Adjusting team xGoals
/By Matthias Kullowatz (@mattyanselmo)
When we produced the game-by-game expected goals results last week, we were surprised to see that Seattle had outpaced Portland 4.0 to 1.7. That didn't feel right, but it didn't take long before we noticed that Seattle recorded five shots inside the six-yard box leading up to its first goal. Those shots added up to more than 2.0 expected goals, despite the fact that soccer's rules limit scoring to one goal at a time.
When analyzing expected goals at the team level, it seems that limiting such sequences of shots to a maximum of 1.0 xG would be more representative of what we want from the statistic--that is, the expected number of goals scored over the course of a game or a season. So going forward we'll use a probability adjustment to cap any sequence of shots at 1.0 xG, if they are part of the same possession. The mathyness of that adjustment is at the bottom for especially interested readers, and it has already been implemented in the new interactive tables.
But first, what is a possession? The easiest way to categorize possessions algorithmically is too look at the time gap between shots. We decided that any shot within five seconds of the previous shot would be counted as the same possession. This could lead to strings of shots being part of the same possession even if the first and last shots are more than five seconds apart. For instance, shots at times 12:05, 12:09, and 12:13 would all fall under the same possession because each is within five seconds of the previous shot (besides the first, of course).
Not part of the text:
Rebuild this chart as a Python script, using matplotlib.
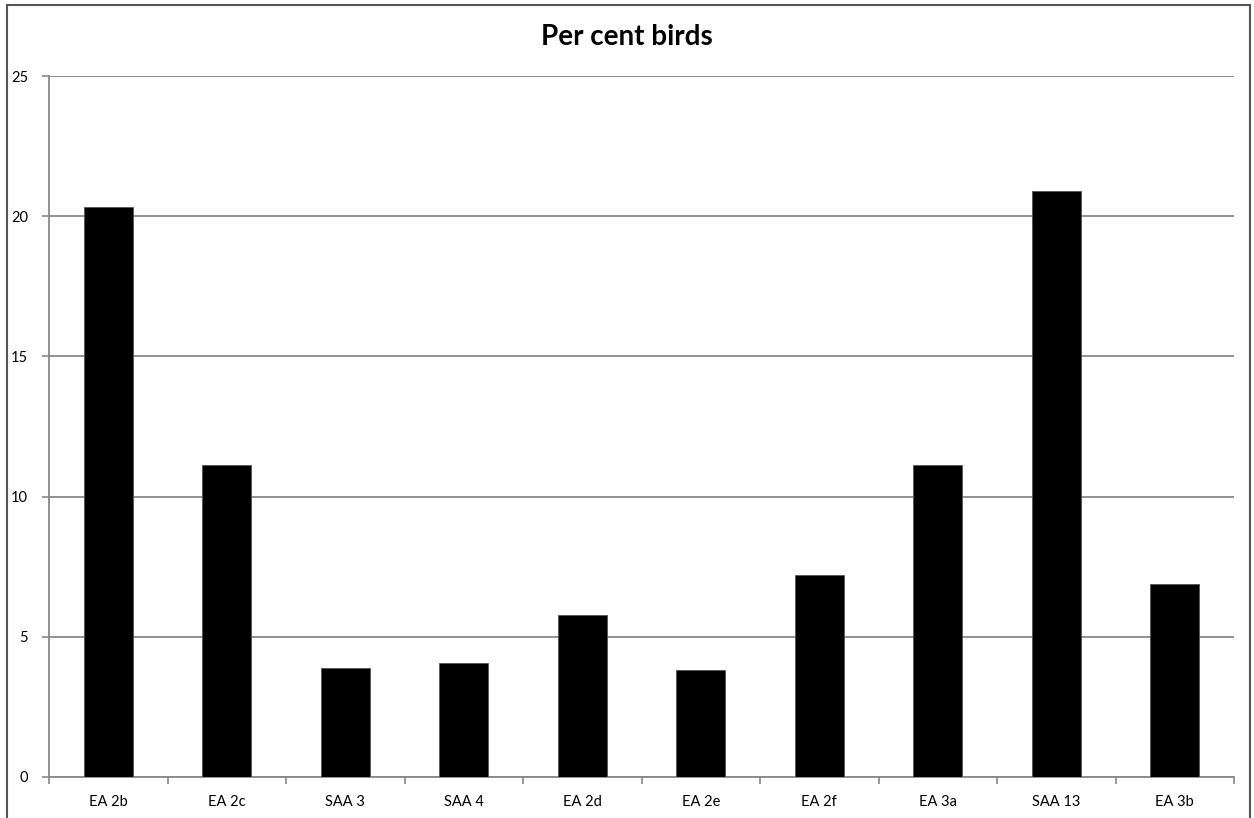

Why five seconds? Because of the plot below. I tested every gap between 1 and 30 seconds to see how much the sum total expected goals changed. Expected goals changed a lot between 0 and 5 seconds, and then settled down after that. The five-second gap captures the bulk of those shot sequences that we want to trim down to more logical xG totals.
The probability method that we use was suggested at one point by Michael Caley (MC_of_A), though I could not find a specific citation. When multiple independent binary events occur, the probability of all of them happening is the product of their probabilities. Example: three shots are taken in sequence, each with a 50% chance to go in. The probability that a team would miss all of them is 0.5 x 0.5 x 0.5 = 0.125. Flip that probability around to 0.875, and those are the chances that at least one of those shots would score (ending the sequence in this hypothetical). So we'd cap the total expected goals for that sequence of shots at 0.875 by dividing by their original value (1.5) and multiplying by 0.875.